In light of the coming US presidential elections, hopeful candidates have been talking about issues except for one controversial topic, monetary policy. A conference is scheduled in Wyoming which will coincide with the Federal Reserve’s annual symposium wherein the organizers have invited the presidential candidates but no one seemed to be ready for a discussion.
Monetary policy has its benefits and setbacks, thus, it is important for people to understand what it is and its implications in daily living and the economy. Moreover, this can be a complicated and vague topic for those who are not familiar with what it is all about.
Definition of Monetary Policy
It is a process undertaken by the central bank, currency board or the government to control the availability of money and its supply as well as the interest rates on loans and the amount of bank reserves. Its goals include addressing the problem of unemployment, maintain balance in exchange rates and stabilize the economy.
In the United States, the Federal Reserve System which was established on December 23, 1913 is the agency which executes monetary policy which can either be expansionary or contractionary.
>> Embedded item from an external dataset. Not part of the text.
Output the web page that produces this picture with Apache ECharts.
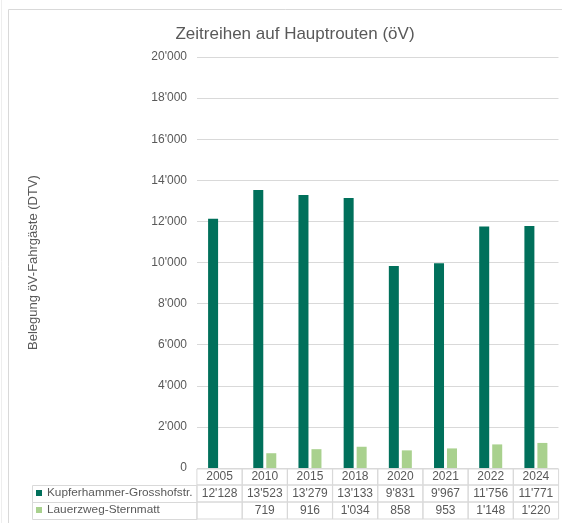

The former increases the supply of money by lowering interest rates on loans to urge businesses to expand to reduce the number of the unemployed during recession. Conversely, the latter aims to slow the supply and even limit it to slow down inflation and prevent the devaluation of assets. In a contractionary monetary policy, interest rates are higher.
The Federal Reserve also decides how much interest rates it will impose on banks when money is borrowed from it. Conversely, banks will determine how high the interest rates will they be asking from borrowers. If the Federal Reserve set low rates for banks, consumers and commercial interest rates will also benefit from lower interest rates from banks.
Types of Monetary Policy
Inflation Targeting – This approach is used to ensure that inflation does not go over the desired limit and will be adjusted depending on current interest rates.
Price Level Targeting – This strategy targets the Consumer Price Index instead of inflation.
Monetary Aggregates – This approach is practiced by countries in relation to money supply and affects credit and classes of money.
Fixed Exchange Rate – This is the set price, usually against other currencies to ensure the U.S. dollar value is maintained within the desired perimeter.
Gold Standard – This approach aims to keep the value of money the same as the value of gold.
Economists and policy makers are divided on the effect of monetary policy on the economy and the American people. Although setting a policy can work in stabilizing the economy, there are also limitations to what it can do. This is why it is important to have pertinent information about the two sides of this approach.
List of Advantages of Monetary Policy
1. Expansionary monetary policy makes it possible for more investments come in and consumers spend more.
With the banks lowering the interest rates on mortgages and loans, more business owners will be encouraged to expand their businesses since they are more available funds to borrow with interest rates that they can afford. On the other hand, prices of commodities will be lowered and the buying public will have more reason to buy more consumer goods. In the end, companies will profit while their customers are able to afford what they need like basic commodities, property and services.
2. Lowered interest rates also lower mortgage payment rates.
Another advantage of monetary policy in relation to lowered rates is that it also affects the payments home owners need to meet for the mortgage of their homes. Reduced mortgage fees will leave home owners more money to spend. Also, they will be able to settle their monthly payments regularly. This is a win-win situation for merchandisers, creditors and property investors as well.
3. It allows the Central Bank to apply quantitative easing.
The Federal Reserve can make use of this policy to print or create more money which enables it to purchase government bonds from banks. The end result is increased cash reserves in banks and also monetary base. This also leads to reduced interest rates and more money for the bank to lend its borrowers.
4. It promotes predictability and transparency.
Supporters say that policymakers are obliged to make announcements that are believable to business owners and the consumers when it comes to the type of monetary policy to be expected in the coming months for it to be a success,
List of Disadvantages of Monetary Policy
1. Despite expansionary monetary policy, there is still no guaranteed economy recovery.
Some economists who criticize the Federal Reserve on the policy say that in times of recession, not all consumers will have confidence to spend and take advantage of low interest rates. If this is the case, then it is a disadvantage.
2. Cutting interest rates is not a guarantee.
Others also claim that even if the banks are given lower interest rates by the Central Bank when they borrow money, some banks might have the funds. If this happens, there will be insufficient funds people can borrow from them.
3. It will not be useful during global recession.
Proponents of expansionary monetary policy say that even if banks will lower interest rates and more consumers will spend money, during a global crisis, the export industry might suffer. They say that if this is the current situation, the losses of exporters are more than what businesses can earn from sales.
4. Contractionary monetary policy can discourage businesses from expansion.
Opponents claim that if the Federal Reserve will impose this policy, interest rates will increase and businesses will not be interested to expand their operations. This can lead to less production of manufacturers and higher prices. Consumers might not be able to afford goods and services. Worse, it might take a long time for these businesses to recover and eventually force them to close shop. If this continues, workers might lose their jobs.